The third track, “3 Kings,” brings in heavy names, such as Jay-Z and Dr. Dre. The three notorious rappers rhyme about luxury living in what the critics called it “the biggest collaboration in hip-hop.” Jay lyrically sticks to the Throne script, with mentions of his daughter of course, spouting “Millions on the wall in all my rooms/ Ni**as couldn’t fuck with my daughter’s room / Ni**as couldn’t walk in my daughter’s socks,” while Dre and Ross focus on the rags.
From now on, God Forgives looks like a mélange of varied arrangements and glossy accents that “often forgo the 808s-and-snares formula” as Idolator reviewed it. For example, on the soulful “Ashamed,” Ross spits one verse on his mother’s financial instability, on “Maybach Music IV,” he gathers his longtime collaborators J.U.S.T.I.C.E. League to open the song with their electric guitars filled synths and Ne-Yo to add a smooth finish to the song.
Andre 3000 makes an outstanding appearance on “Sixteen“, where Ross and Andre 3000 rap together for eight minutes about the path they’ve walked to get them to where they are now.

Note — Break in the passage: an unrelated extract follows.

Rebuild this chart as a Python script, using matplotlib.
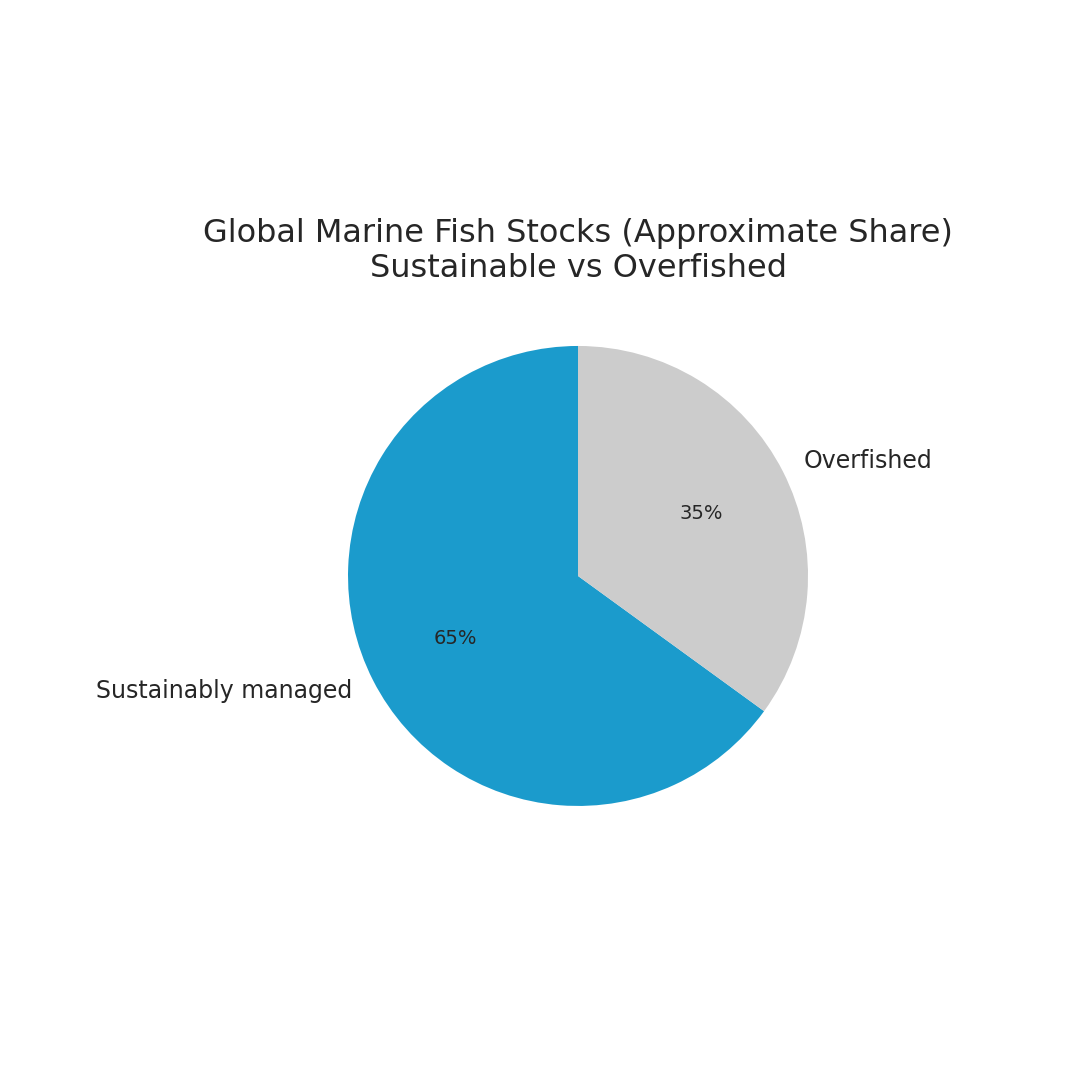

On this epic track, Ross is actually lamenting the narrative constraints of the 16-bar verse, while he leaves some space for the Outkast vet to be the star of the song. As Billboard writes, on this J.U.S.T.I.C.E. League-produced track, “Andre 3000’s rhymes outshine Ross’.”
“Amsterdam” is next, with Ross reading from a street codes dictionary, while the third single of this album, “Hold Me Back”, makes the story of another struggle. “911″ reveals Ross’s fears of unknowing God’s plan for him, so he raps “I bow my head, I pray to God/ Survival of the fittest, help me hold my chopper lord!/ If I die today, on the highway to heaven/ Can I let my top down in my 911?”
On the Beat Bully-produced single “So Sophisticated,” Meek Mill joins the record’s jaw-dropping guest list and raps together with Ross about their success.
Ross worked with the best producers, including Pharrell Williams, DJ Khaled, Rico Love and Cool & Dre, so the tracks continue the impressive list of collabs. “Presidential” is a Pharrell breezy production featuring Elijah Blake, “Ice Cold” features the crooner of MMG, Omarion, whilst “Touch’N You”, the song that peaked at No. 18 for 11 weeks on Billboard’s R&B/Hip-Hop Songs chart, features the famous Usher. “Diced Pineapples” features Wale and Drake and the last song of the album, “Ten Jesus Pieces”, features the Spanish-speaking storyteller Stalley who closes the song and the album with a compelling story.